For NixOS (system-wide binary install + systemd-user discovery):
{
inputs.headroom.url = "github:amaanq/headroom";
# In your NixOS configuration:
imports = [ inputs.headroom.nixosModules.default ];
programs.headroom.enable = true;
}
Then any user can systemctl --user enable --now headroom.
Other distros (manual)
cargo install --path crates/headroom-cli # or: cargo build --release
# Profiles
mkdir -p ~/.config/headroom/profiles
cp profiles/*.toml ~/.config/headroom/profiles/
# systemd user unit (edit the ExecStart path to point at your binary)
install -Dm644 contrib/systemd/headroom.service \
~/.config/systemd/user/headroom.service
sed -i "s|@bindir@|$(dirname "$(command -v headroom)")|" \
~/.config/systemd/user/headroom.service
systemctl --user daemon-reload
systemctl --user enable --now headroom
Usage
Once the daemon is running:
headroom status # JSON snapshot — sinks, streams, active profile
headroom profile list # available profiles
headroom profile use night # activate one
headroom monitor # full-screen TUI (bus gauges + per-stream)

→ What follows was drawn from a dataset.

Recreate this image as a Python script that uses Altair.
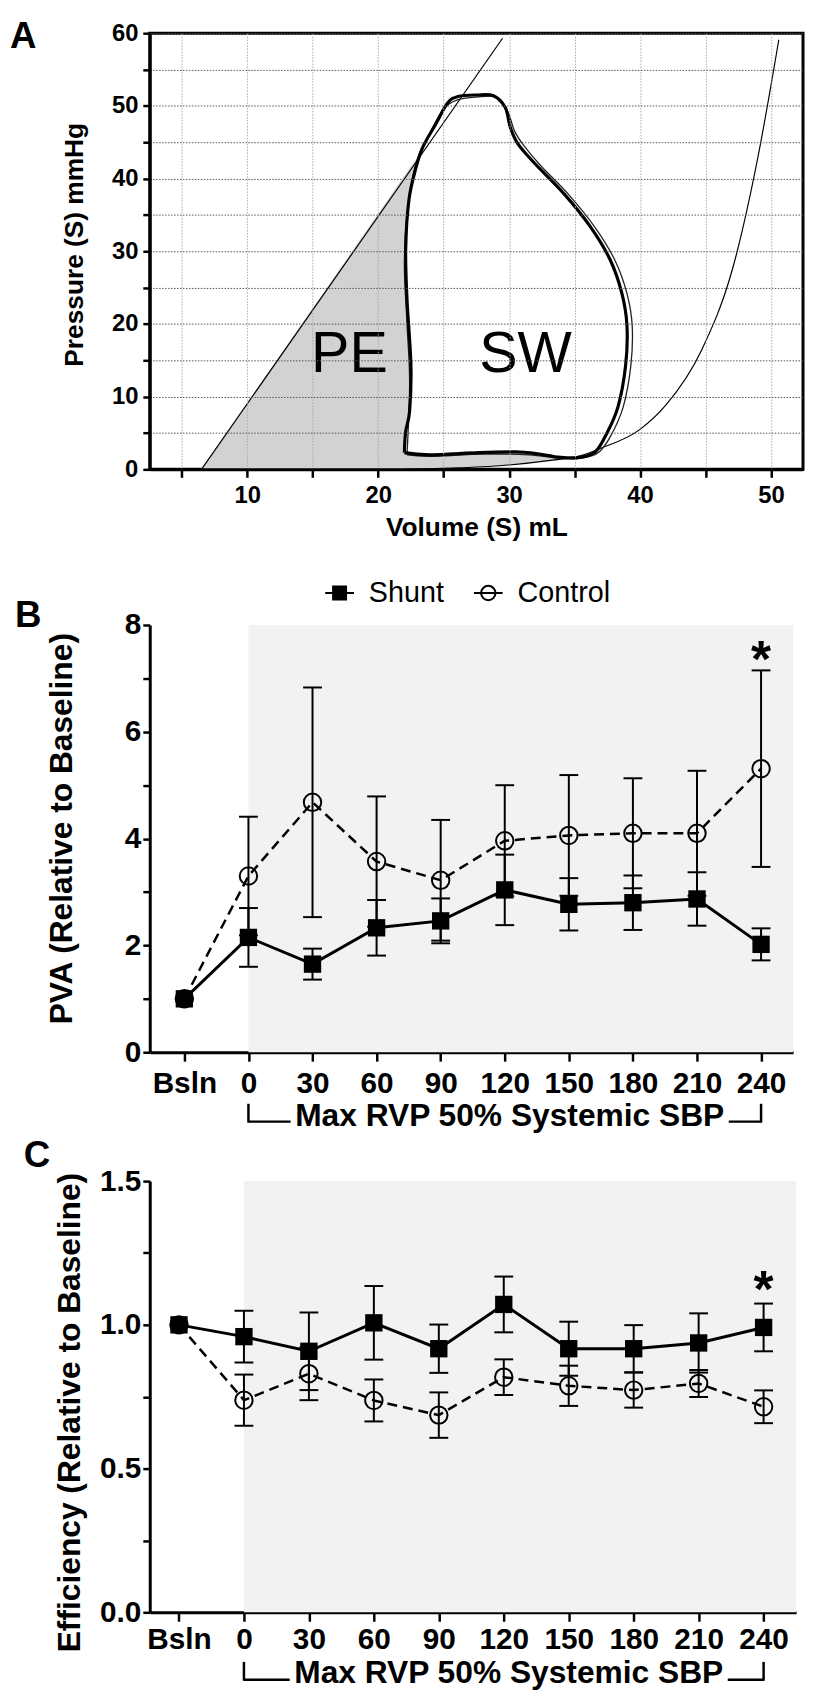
import altair as alt
import pandas as pd

FONT = "Liberation Sans"

# ---------------- Panel A: pressure-volume loop ----------------
loop_vol = [22.0, 23.9, 27.7, 30.5, 31.4, 33.0, 33.7, 35.2, 36.5, 37.3, 38.3, 38.9, 39.0, 38.6,
            37.7, 36.2, 34.2, 32.0, 30.7, 30.1, 29.7, 28.8, 27.5, 26.1, 25.3, 24.4, 23.4, 22.9,
            22.35, 22.1, 22.2, 22.5, 22.4, 22.1, 22.0]
loop_prs = [2.3, 2.0, 2.3, 2.4, 2.3, 1.9, 1.7, 1.6, 2.3, 4.4, 8.5, 14.3, 19.8, 24.3,
            28.9, 33.4, 37.9, 42.0, 44.7, 47.0, 49.8, 51.4, 51.5, 51.3, 50.4, 47.5, 44.3, 41.6,
            37.1, 30.3, 23.4, 14.3, 8.0, 5.2, 2.3]
beat2_vol = [22.2, 24.0, 28.0, 31.5, 33.8, 35.4, 36.8, 37.7, 38.7, 39.3, 39.4, 39.0, 38.1, 36.6,
             34.6, 32.4, 31.1, 30.4, 29.9, 29.0, 27.5, 26.0, 25.0, 24.1, 23.2, 22.7, 22.2, 22.0,
             22.2, 22.4, 22.2]
beat2_prs = [2.0, 1.8, 2.1, 2.0, 1.5, 1.5, 2.3, 4.4, 8.5, 14.3, 19.8, 24.2, 28.7, 33.2,
             37.7, 41.8, 44.6, 46.6, 49.2, 51.2, 51.2, 50.8, 49.6, 46.8, 43.6, 40.8, 35.0, 28.0,
             20.0, 12.0, 2.0]
espvr_vol = [6.5, 29.5]
espvr_prs = [0.0, 59.3]
edpvr_vol = [22.0, 26.0, 30.0, 33.0, 35.5, 37.0, 40.0, 42.0, 44.7, 47.1, 49.0, 50.6]
edpvr_prs = [0.0, 0.2, 0.6, 1.2, 1.9, 2.9, 5.5, 8.9, 16.4, 27.8, 42.9, 59.1]
pe_vol = [6.5, 23.4, 22.9, 22.35, 22.1, 22.2, 22.5, 22.4, 22.1, 22.0, 23.9, 27.7, 30.5, 31.4,
          33.0, 33.7, 35.2, 33.0, 30.0, 26.0, 22.0, 6.5]
pe_prs = [0.0, 44.0, 41.6, 37.1, 30.3, 23.4, 14.3, 8.0, 5.2, 2.3, 2.0, 2.3, 2.4, 2.3,
          1.9, 1.7, 1.6, 1.2, 0.6, 0.2, 0.0, 0.0]
area_labels = ["PE", "SW"]
area_label_vol = [17.8, 31.25]
area_label_prs = [15.7, 15.7]
a_x_ticks = [5, 10, 15, 20, 25, 30, 35, 40, 45, 50]
a_y_ticks = [0, 5, 10, 15, 20, 25, 30, 35, 40, 45, 50, 55, 60]

# ---------------- Panels B and C: time course ----------------
cats = ["Bsln", "0", "30", "60", "90", "120", "150", "180", "210", "240"]
shunt_pva = [1.0, 2.15, 1.65, 2.33, 2.46, 3.04, 2.77, 2.80, 2.87, 2.02]
shunt_pva_err = [0, 0.55, 0.29, 0.52, 0.42, 0.66, 0.49, 0.51, 0.50, 0.30]
control_pva = [1.0, 3.30, 4.68, 3.57, 3.22, 3.96, 4.06, 4.10, 4.10, 5.31]
control_pva_err = [0, 1.11, 2.15, 1.22, 1.13, 1.04, 1.13, 1.03, 1.17, 1.84]
shunt_eff = [1.0, 0.959, 0.908, 1.007, 0.917, 1.071, 0.917, 0.917, 0.937, 0.991]
shunt_eff_err = [0, 0.09, 0.135, 0.128, 0.084, 0.097, 0.094, 0.082, 0.103, 0.083]
control_eff = [1.0, 0.738, 0.830, 0.737, 0.686, 0.818, 0.788, 0.773, 0.796, 0.715]
control_eff_err = [0, 0.089, 0.092, 0.073, 0.079, 0.062, 0.070, 0.061, 0.047, 0.057]
series_names = ["Shunt", "Control"]
bracket_text = "Max RVP 50% Systemic SBP"
bracket_ends = ["0", "240"]
star_cat = "240"
star_pva = 7.57
star_eff = 1.162
pva_title = "PVA (Relative to Baseline)"
eff_title = "Efficiency (Relative to Baseline)"
a_title_x = "Volume (S) mL"
a_title_y = "Pressure (S) mmHg"


def letter_layer(letter, dx, dy):
    return alt.Chart(pd.DataFrame({"t": [letter]})).mark_text(
        font=FONT, fontSize=37, fontWeight="bold", align="left", baseline="alphabetic",
        color="black").encode(x=alt.value(dx), y=alt.value(dy), text="t:N")


# ---------- Panel A ----------
WA, HA = 659, 440
xsA = alt.Scale(domain=[2.55, 52.45], nice=False, zero=False)
ysA = alt.Scale(domain=[0, 60], nice=False)
axA_x = alt.Axis(values=a_x_ticks, labelExpr="datum.value % 10 == 0 ? datum.label : ''",
                 title=a_title_x, titleY=59, titleBaseline="middle", titleFontSize=26.5,
                 grid=True, gridColor="#a8a8a8", gridDash=[1.5, 1.5], gridWidth=1,
                 tickSize=8, tickWidth=2.5, domainWidth=3, labelFontSize=24, labelPadding=6,
                 zindex=1)
axA_y = alt.Axis(values=a_y_ticks, labelExpr="datum.value % 10 == 0 ? datum.label : ''",
                 title=a_title_y, titleX=-76, titleY=213, titleBaseline="middle",
                 titleFontSize=26.5, grid=True, gridColor="#555555", gridDash=[1.5, 1.5],
                 gridWidth=1, tickSize=7, tickWidth=2.5, domainWidth=3, labelFontSize=24,
                 labelPadding=5, zindex=1)

pe_df = pd.DataFrame({"v": pe_vol, "p": pe_prs, "i": range(len(pe_vol))})
loop_df = pd.DataFrame({"v": loop_vol, "p": loop_prs, "i": range(len(loop_vol))})
beat2_df = pd.DataFrame({"v": beat2_vol, "p": beat2_prs, "i": range(len(beat2_vol))})
espvr_df = pd.DataFrame({"v": espvr_vol, "p": espvr_prs, "i": range(len(espvr_vol))})
edpvr_df = pd.DataFrame({"v": edpvr_vol, "p": edpvr_prs, "i": range(len(edpvr_vol))})
lab_df = pd.DataFrame({"v": area_label_vol, "p": area_label_prs, "t": area_labels})

XA = alt.X("v:Q", scale=xsA, axis=axA_x)
YA = alt.Y("p:Q", scale=ysA, axis=axA_y, stack=None)

pe_fill = alt.Chart(pe_df).mark_line(fill="#d2d2d2", stroke="#d2d2d2", strokeWidth=0.5,
                                     interpolate="linear-closed").encode(x=XA, y=YA, order="i:Q")
espvr = alt.Chart(espvr_df).mark_line(color="black", strokeWidth=1.2).encode(
    x=XA, y=YA, order="i:Q")
edpvr = alt.Chart(edpvr_df).mark_line(color="black", strokeWidth=1.2, interpolate="monotone").encode(
    x=XA, y=YA, order="i:Q")
beat2 = alt.Chart(beat2_df).mark_line(color="#222222", strokeWidth=1.3, interpolate="cardinal").encode(
    x=XA, y=YA, order="i:Q")
loop = alt.Chart(loop_df).mark_line(color="black", strokeWidth=3.2, interpolate="cardinal").encode(
    x=XA, y=YA, order="i:Q")
labs = alt.Chart(lab_df).mark_text(font=FONT, fontSize=58, color="black", baseline="middle").encode(
    x=XA, y=YA, text="t:N")

panelA = alt.layer(pe_fill, espvr, edpvr, beat2, loop, labs,
                   letter_layer("A", -141, 14.5)).properties(
    width=WA, height=HA, view=alt.ViewBackground(stroke="black", strokeWidth=3))


# ---------- Panels B / C ----------
def timecourse(shunt, shunt_err, ctrl, ctrl_err, ymax, ystep, label_every, fmt, ytitle,
               W, H, xmin, star_y, letter, lay, with_legend=False):
    xmax = len(cats) - 0.5
    rows = []
    for name, m, e in ((series_names[0], shunt, shunt_err), (series_names[1], ctrl, ctrl_err)):
        for i, c in enumerate(cats):
            rows.append({"idx": i, "cat": c, "series": name, "mean": m[i],
                         "lo": m[i] - e[i], "hi": m[i] + e[i], "err": e[i]})
    df = pd.DataFrame(rows)
    xs = alt.Scale(domain=[xmin, xmax], nice=False, zero=False)
    ys = alt.Scale(domain=[0, ymax], nice=False)
    cats_expr = "[" + ",".join("'" + c + "'" for c in cats) + "][datum.value]"
    ax = alt.Axis(values=list(range(len(cats))), labelExpr=cats_expr, title=None, grid=False,
                  tickSize=9, tickWidth=2.5, domainWidth=3, labelFontSize=30,
                  labelPadding=lay["xpad"])
    nt = int(round(ymax / ystep))
    yvals = [round(k * ystep, 4) for k in range(nt + 1)]
    ay = alt.Axis(values=yvals,
                  labelExpr=f"(round(datum.value/{ystep}) % {label_every} == 0) ? format(datum.value, '{fmt}') : ''",
                  title=ytitle, titleX=lay["tx"], titleY=lay["ty"], titleBaseline="middle",
                  titleFontSize=32, grid=False, tickSize=7, tickWidth=2.5, domainWidth=3,
                  labelFontSize=30, labelPadding=2)
    X = alt.X("idx:Q", scale=xs, axis=ax)

    def Y(f):
        return alt.Y(f, scale=ys, axis=ay)

    bg_df = pd.DataFrame({"s": [cats.index(bracket_ends[0])], "e": [xmax], "y0": [0], "y1": [ymax]})
    bg = alt.Chart(bg_df).mark_rect(color="#f2f2f2").encode(
        x=alt.X("s:Q", scale=xs, axis=ax), x2="e:Q", y=Y("y0:Q"), y2="y1:Q")
    err_df = df[df["err"] > 0]
    layers = [bg]
    for name in reversed(series_names):
        sub = err_df[err_df["series"] == name]
        layers.append(alt.Chart(sub).mark_rule(color="black", strokeWidth=2).encode(
            x=X, y=Y("lo:Q"), y2="hi:Q"))
        for f in ("lo:Q", "hi:Q"):
            layers.append(alt.Chart(sub).mark_tick(orient="horizontal", color="black", size=19,
                                                   thickness=2, opacity=1).encode(x=X, y=Y(f)))
    ctrl_df = df[df["series"] == series_names[1]]
    sh_df = df[df["series"] == series_names[0]]
    layers.append(alt.Chart(ctrl_df).mark_line(color="black", strokeWidth=2.5,
                                               strokeDash=[10, 6]).encode(x=X, y=Y("mean:Q"), order="idx:Q"))
    layers.append(alt.Chart(sh_df).mark_line(color="black", strokeWidth=3).encode(
        x=X, y=Y("mean:Q"), order="idx:Q"))
    layers.append(alt.Chart(sh_df).mark_point(shape="square", filled=True, size=306, color="black",
                                              opacity=1).encode(x=X, y=Y("mean:Q")))
    layers.append(alt.Chart(ctrl_df).mark_point(shape="circle", filled=False, size=310, color="black",
                                                strokeWidth=2, opacity=1).encode(x=X, y=Y("mean:Q")))
    # significance star
    star_df = pd.DataFrame({"idx": [cats.index(star_cat)], "y": [star_y], "t": ["*"]})
    layers.append(alt.Chart(star_df).mark_text(font=FONT, fontSize=52, fontWeight="bold",
                                               baseline="alphabetic", dy=29, color="black").encode(
        x=X, y=Y("y:Q"), text="t:N"))
    # bracket under the time axis
    i0, i1 = cats.index(bracket_ends[0]), cats.index(bracket_ends[1])
    mid = (i0 + i1) / 2
    px_mid = (mid - xmin) / (xmax - xmin) * W + 5
    half = 13.56 * 32 / 2 + 4
    br_df = pd.DataFrame({"idx": [i0, i1]})
    layers.append(alt.Chart(br_df).mark_rule(color="black", strokeWidth=2.5).encode(
        x=X, y=alt.value(H + lay["b0"]), y2=alt.value(H + lay["b1"])))
    layers.append(alt.Chart(br_df.iloc[[0]]).mark_rule(color="black", strokeWidth=2.5).encode(
        x=X, x2=alt.value(px_mid - half), y=alt.value(H + lay["b1"] - 1)))
    layers.append(alt.Chart(br_df.iloc[[1]]).mark_rule(color="black", strokeWidth=2.5).encode(
        x=X, x2=alt.value(px_mid + half), y=alt.value(H + lay["b1"] - 1)))
    txt_df = pd.DataFrame({"idx": [mid], "t": [bracket_text]})
    layers.append(alt.Chart(txt_df).mark_text(font=FONT, fontSize=32, fontWeight="bold",
                                              baseline="middle", dx=5, color="black").encode(
        x=X, y=alt.value(H + lay["bt"]), text="t:N"))
    if with_legend:
        shape_paths = ["M-1,0H1M-0.45,-0.45H0.45V0.45H-0.45Z",
                       "M-1,0H-0.5M0.5,0H1M0.5,0A0.5,0.5,0,1,1,-0.5,0A0.5,0.5,0,1,1,0.5,0ZM-0.5,0H0.5"]
        leg = alt.Legend(orient="none", legendX=176, legendY=-48, direction="horizontal",
                         title=None, labelFont=FONT, labelFontSize=29, labelColor="black",
                         symbolSize=841, labelOffset=14, columnPadding=26,
                         symbolStrokeColor="black", symbolStrokeWidth=2)
        layers.append(alt.Chart(df).transform_filter("false").mark_point(
            strokeWidth=2, opacity=1).encode(
            x=X, y=Y("mean:Q"),
            shape=alt.Shape("series:N", scale=alt.Scale(domain=series_names, range=shape_paths), legend=leg),
            fill=alt.Fill("series:N", scale=alt.Scale(domain=series_names, range=["black", "transparent"]), legend=leg),
            stroke=alt.Stroke("series:N", scale=alt.Scale(domain=series_names, range=["black", "black"]), legend=leg)))
    layers.append(letter_layer(letter, lay["lx"], lay["ly"]))
    return alt.layer(*layers).properties(width=W, height=H)


panelB = timecourse(shunt_pva, shunt_pva_err, control_pva, control_pva_err, 8, 1, 2, "d",
                    pva_title, 649, 431, -0.54, star_pva, "B",
                    {"xpad": 8, "tx": -89, "ty": 205, "b0": 52, "b1": 71, "bt": 64,
                     "lx": -136, "ly": 2}, with_legend=True)
panelC = timecourse(shunt_eff, shunt_eff_err, control_eff, control_eff_err, 1.5, 0.25, 2, ".1f",
                    eff_title, 652, 435, -0.45, star_eff, "C",
                    {"xpad": 4, "tx": -81, "ty": 233, "b0": 50, "b1": 69, "bt": 61,
                     "lx": -127, "ly": -14})

ind_scale = dict(shape="independent", fill="independent", stroke="independent")
inner = alt.concat(panelB, panelC, columns=1, spacing=6, align="none").resolve_scale(
    **ind_scale).resolve_legend(**ind_scale)
chart = alt.concat(panelA, inner, columns=1, spacing=35, align="none").resolve_scale(
    **ind_scale).resolve_legend(**ind_scale).properties(
    padding={"left": 0, "top": 1, "right": 0, "bottom": 0}
).configure_axis(
    labelFont=FONT, titleFont=FONT, labelColor="black", titleColor="black",
    domainColor="black", tickColor="black", labelFontWeight="bold", titleFontWeight="bold"
).configure_view(strokeWidth=0)

chart.save("out.html", embed_options={"renderer": "svg", "actions": False})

headroom monitor --json meters # line-delimited JSON, for scripting
headroom route set firefox processed
headroom set compressor.threshold_db -28
headroom bypass on # kill switch — straight to the real sink
See headroom --help for the full surface.
Building
nix develop # toolchain + pipewire dev libs + helpers
cargo build # iterate
cargo test --workspace
nix build # final packaged headroom binary
License
GPL-3.0-or-later for the daemon and CLI. headroom-dsp and headroom-ipc
are MPL-2.0 so they can be reused by non-GPL plugin hosts and clients.